Cuando la conocí corrían
buenos tiempos. Siempre oías las mejores malas noticias del mundo. Eso creo
ahora desde la distancia. Tiempos en que no cabían, al menos para la gente que crecimos
a golpe de pancarta, barricada y huelgas generales, la equidistancia, el
mostrarse de perfil o el funambulismo ético, personal y político. Corría el
final de los años setenta, esos años que quedaron orbitando alrededor del
agujero negro de la utopía vencida, flotando para siempre en el espacio exterior
de lo inconquistable. Pero también de lo posible. Y Silvia estaba allí, en un
permanente estado gravitatorio, danzando en un cuchitril atestado de papeles y
libros ubicado en la calle San Miguel, en una vivienda que a mí se me hacía
señorial porque su entrada me recordaba a la de algunos palacios venecianos. Desde
allí, con Elena, la Elena e IPES dinamizaron un espacio referencial en la
ciudad. Un espacio donde se empezó a cargar la pólvora del pensamiento
feminista, un lugar de encuentro, de militancia, cultural y alternativo en una
ciudad todavía vestida de grises. Sabéis de sobra qué ha significado IPES y no
es cuestión de repetirlo.
IPES nos posibilitó,
tanto a Sara Ojinaga, compañera de universidad, fallecida hace años, como a
Sonia Pinillos, también fallecida, a Ana Díez de Ure, a Silvia y a un servidor,
comenzar una aventura investigadora que culminó en ELLAS, las mujeres en la historia
de Pamplona. Libro editado por el
primer tripartido municipal, ELLAS fue algo más que un trabajo
de equipo, incluso algo más que un trabajo de investigación. Porque quiso descoser
los costurones de la vieja historia. Este libro se inspiró en una guía de Barcelona.
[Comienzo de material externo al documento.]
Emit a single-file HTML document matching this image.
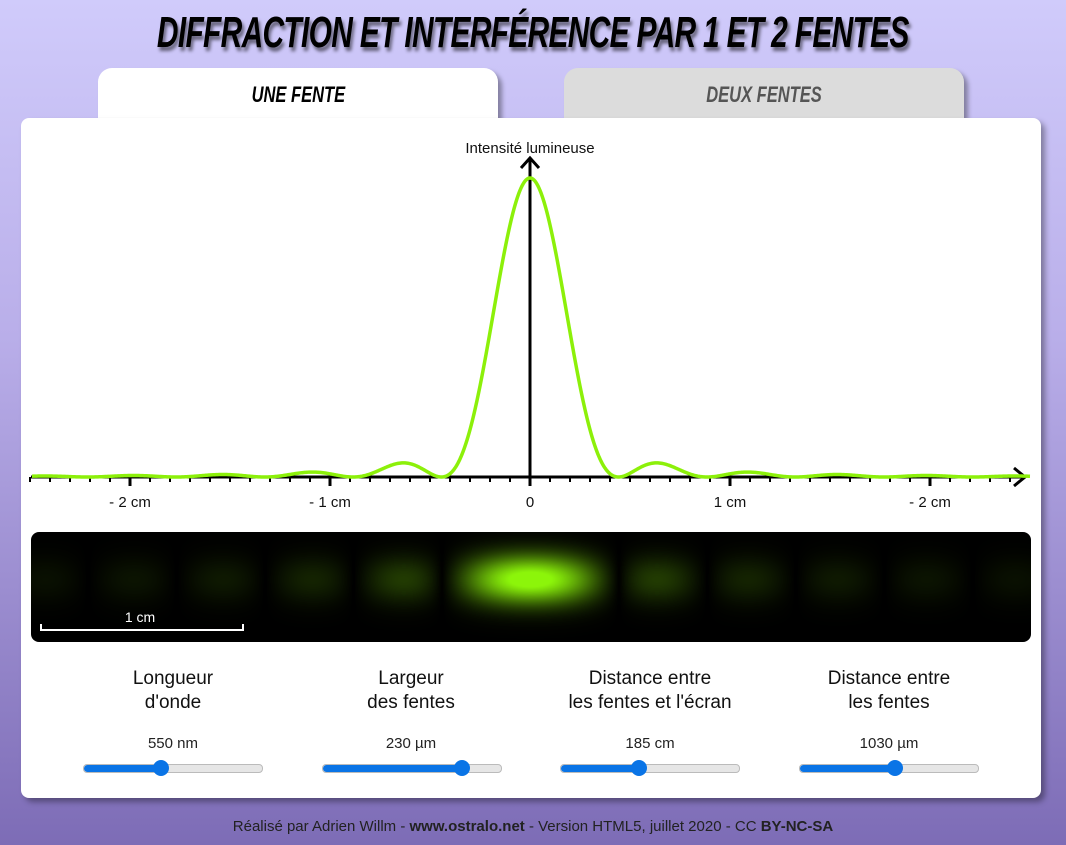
<!DOCTYPE html>
<html><head><meta charset="utf-8">
<style>
body{margin:0;width:1066px;height:845px;overflow:hidden;background:linear-gradient(#d0cbfb,#b9aee9 40%,#7d6cb6);font-family:"Liberation Sans",sans-serif;position:relative}
.title{position:absolute;left:0;width:1066px;top:8px;text-align:center;white-space:nowrap}
.title span{display:inline-block;white-space:nowrap;font-size:44px;font-weight:bold;font-style:italic;letter-spacing:-1px;color:#000;text-shadow:3px 4px 4px rgba(0,0,0,.5);transform:scaleX(.68);margin:0 -200px}
.tab{position:absolute;top:68px;width:400px;height:60px;border-radius:14px 14px 0 0;text-align:center;font-weight:bold;font-style:italic;font-size:22px;line-height:54px;box-shadow:4px 4px 5px rgba(0,0,0,.35)}
.tab span{display:inline-block;transform:scaleX(.75)}
.card{position:absolute;left:21px;top:118px;width:1020px;height:680px;background:#fff;border-radius:8px;box-shadow:4px 4px 6px rgba(0,0,0,.35)}
.ctl{position:absolute;top:667px;width:240px;text-align:center;font-size:19px;color:#111;line-height:24px}
.val{position:absolute;top:735px;width:240px;text-align:center;font-size:15px;color:#222}
.track{position:absolute;top:764px;width:178px;height:7px;border-radius:4px;background:#e6e6e6;border:1px solid #bbb}
.fill{position:absolute;left:0;top:0;height:7px;border-radius:4px;background:#0a74e6}
.thumb{position:absolute;top:-5px;width:16px;height:16px;border-radius:50%;background:#0a74e6;margin-left:-8px}
.foot{position:absolute;top:818px;width:1066px;text-align:center;font-size:15px;color:#222}
</style></head><body>
<div class="title"><span>DIFFRACTION ET INTERFÉRENCE PAR 1 ET 2 FENTES</span></div>
<div class="tab" style="left:98px;background:#fff;"><span>UNE FENTE</span></div>
<div class="tab" style="left:564px;background:#dcdcdc;color:#555;height:50px"><span>DEUX FENTES</span></div>
<div class="card"></div>
<svg id="chart" style="position:absolute;left:0;top:0" width="1066" height="530"></svg>
<canvas id="band" width="1000" height="110" style="position:absolute;left:31px;top:532px;border-radius:8px"></canvas>
<div style="position:absolute;left:40px;top:609px;width:200px;text-align:center;color:#fff;font-size:14px">1 cm</div>
<div style="position:absolute;left:40px;top:624px;width:200px;height:5px;border:2px solid #fff;border-top:none"></div>

<div class="ctl" style="left:53px">Longueur<br>d'onde</div>
<div class="ctl" style="left:291px">Largeur<br>des fentes</div>
<div class="ctl" style="left:530px">Distance entre<br>les fentes et l'écran</div>
<div class="ctl" style="left:769px">Distance entre<br>les fentes</div>
<div class="val" style="left:53px">550 nm</div>
<div class="val" style="left:291px">230 µm</div>
<div class="val" style="left:530px">185 cm</div>
<div class="val" style="left:769px">1030 µm</div>
<div class="track" style="left:83px"><div class="fill" style="width:77px"></div><div class="thumb" style="left:77px"></div></div>
<div class="track" style="left:322px"><div class="fill" style="width:139px"></div><div class="thumb" style="left:139px"></div></div>
<div class="track" style="left:560px"><div class="fill" style="width:78px"></div><div class="thumb" style="left:78px"></div></div>
<div class="track" style="left:799px"><div class="fill" style="width:95px"></div><div class="thumb" style="left:95px"></div></div>
<div class="foot">Réalisé par Adrien Willm - <b>www.ostralo.net</b> - Version HTML5, juillet 2020 - CC <b>BY-NC-SA</b></div>
<script>
const wavelengthNm = [550];
const slitWidthUm = [230];
const screenDistCm = [185];
const tickCm = [-2, -1, 0, 1, 2];
const tickLabels = ['- 2 cm', '- 1 cm', '0', '1 cm', '- 2 cm'];

const X0 = 530, PXCM = 200, YB = 477, YT = 178;
const xs = cm => X0 + cm * PXCM;
const ys = v => YB - v * (YB - YT);
const NS = 'http://www.w3.org/2000/svg';
const svg = document.getElementById('chart');
function mk(t, a) { const e = document.createElementNS(NS, t); for (const k in a) e.setAttribute(k, a[k]); svg.appendChild(e); return e; }
const fringe = wavelengthNm[0] * 1e-9 * (screenDistCm[0] / 100) / (slitWidthUm[0] * 1e-6) * 100; // cm
function I(cm) { const u = Math.PI * cm / fringe; return Math.abs(u) < 1e-9 ? 1 : Math.pow(Math.sin(u) / u, 2); }

for (let k = -25; k <= 24; k++) {
  const cm = k / 10, major = k % 10 === 0;
  const t = mk('line', { x1: xs(cm), x2: xs(cm), y1: YB, y2: YB + (major ? 9 : 5), stroke: '#000', 'stroke-width': major ? 3 : 2 });
  
  
}
tickCm.forEach((c, i) => {
  const t = mk('text', { x: xs(c), y: 507, 'text-anchor': 'middle', 'font-size': 15, fill: '#111', 'font-family': 'Liberation Sans, sans-serif' });
  t.textContent = tickLabels[i];
  
  
});
let ax = mk('line', { x1: 31, x2: 1024, y1: YB, y2: YB, stroke: '#000', 'stroke-width': 3 });


let ah = mk('path', { d: 'M1014 468 L1025 477 L1014 486', fill: 'none', stroke: '#000', 'stroke-width': 3 });


let ay = mk('line', { x1: X0, x2: X0, y1: 159, y2: YB, stroke: '#000', 'stroke-width': 3 });


let ayh = mk('path', { d: 'M521 168 L530 158 L539 168', fill: 'none', stroke: '#000', 'stroke-width': 3 });


let yt = mk('text', { x: 530, y: 153, 'text-anchor': 'middle', 'font-size': 15, fill: '#111', 'font-family': 'Liberation Sans, sans-serif' });
yt.textContent = 'Intensité lumineuse';


let d = '';
for (let px = 32; px <= 1030; px++) { const cm = (px - X0) / PXCM; d += (d ? 'L' : 'M') + px + ' ' + ys(I(cm)).toFixed(2); }
let cv = mk('path', { d, fill: 'none', stroke: '#8cf00a', 'stroke-width': 3.5 });



const c = document.getElementById('band').getContext('2d');
c.fillStyle = '#000'; c.fillRect(0, 0, 1000, 110);
const img = c.getImageData(0, 0, 1000, 110);
for (let x = 0; x < 1000; x++) {
  const cm = (x + 31 - X0) / PXCM;
  const v = Math.pow(I(cm), 0.5);
  for (let y = 0; y < 110; y++) {
    const g = Math.exp(-Math.pow((y - 47) / 24, 2));
    const a = Math.min(1, v * g * 1.1);
    const i = (y * 1000 + x) * 4;
    img.data[i] = 140 * a; img.data[i + 1] = 245 * a; img.data[i + 2] = 10 * a; img.data[i + 3] = 255;
  }
}
c.putImageData(img, 0, 0);
</script>
</body></html>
La primera guía local que nombraba a sus mujeres. Y nosotras quisimos ir más
allá. Porque ELLAS trascendió y renombró la historia de la ciudad, le añadió
esa mitad que faltaba, la cara B de ese viejo LP del que solo oíamos una cara. No
digo que con ELLAS la historia de la ciudad se pusiera patas arriba, pero sí
que la ciudad empezó a ser más femenina. O a feminizarse. Porque frente a una
historia local que nos miraba desde el fondo de un acantilado inaccesible, ELLAS
quisieron subvertir el orden histórico para presentarse en sociedad con todas
las de la ley. Y llegaron a las calles, a los paseos, a algunos lugares que se
resignificaron, a las aulas, a la guía de la ciudad. Y Silvia tuvo arte y parte
en todo esto. Y la culpa de que ese nuevo relato de Pamplona se hiciera
presente.
Hace ahora algo más de
tres meses, con motivo de la celebración del 20 aniversario de la publicación de
ese libro en el Patio de los Gigantes, Silvia se agigantó. Como lo hace Jean
Eyre en la célebre novela de Charlotte Brontë. Su intervención sobre la historia de
las mujeres y la historiografía feminista se elevó con la maestría de una
contadora de cuentos. Y se sobredimensionó, quizás por una extraña razón que
días después comprendí y no me atrevo a compartir aquí. Yo tenía que intervenir
tras ella. Pero escuchaba a aquella mujer incendiada de lucidez y sentía que mi
cuerpo vibraba de miedo, como ese gato que estuvo esperando una caricia durante
siglos. No podía llegar dónde ella estaba llegando. Quizás, algunas de las que
estáis aquí recordáis esa intervención. Creo que ella sabía que estaba ante su penúltimo
reto. Y presentí que el miedo es el mejor combustible cuando se trata de ser
valiente.
Permitirme
para terminar una estrofa del poema Cavalo Morto de Juan Carlos Mestre
“En Cavalo
Morto cuando muere un caballo se llama a Lèdo Ivo para que lo resucite.
Cuando
muere un evangelista se llama a Lèdo Ivo para que lo resucite.
Cuando
muere Lèdo Ivo llaman al sastre de las mariposas para que lo resucite”.
Cuando
muere una mujer como Silvia se llama también a Lèdo Ivo para que escriba sus
sueños en la estela de los aviones que cruzan el cielo de esta ciudad.
“Háganme
caso, los recuerdos hermosos son fugaces como las ardillas, cada amor que
termina es un cementerio de abrazos y Cavalo Morto es un lugar que no existe”.
Yo
añadiría, “si por una carambola poética del universo ese lugar existe, Silvia
está ahí, desafiando a la última certeza”.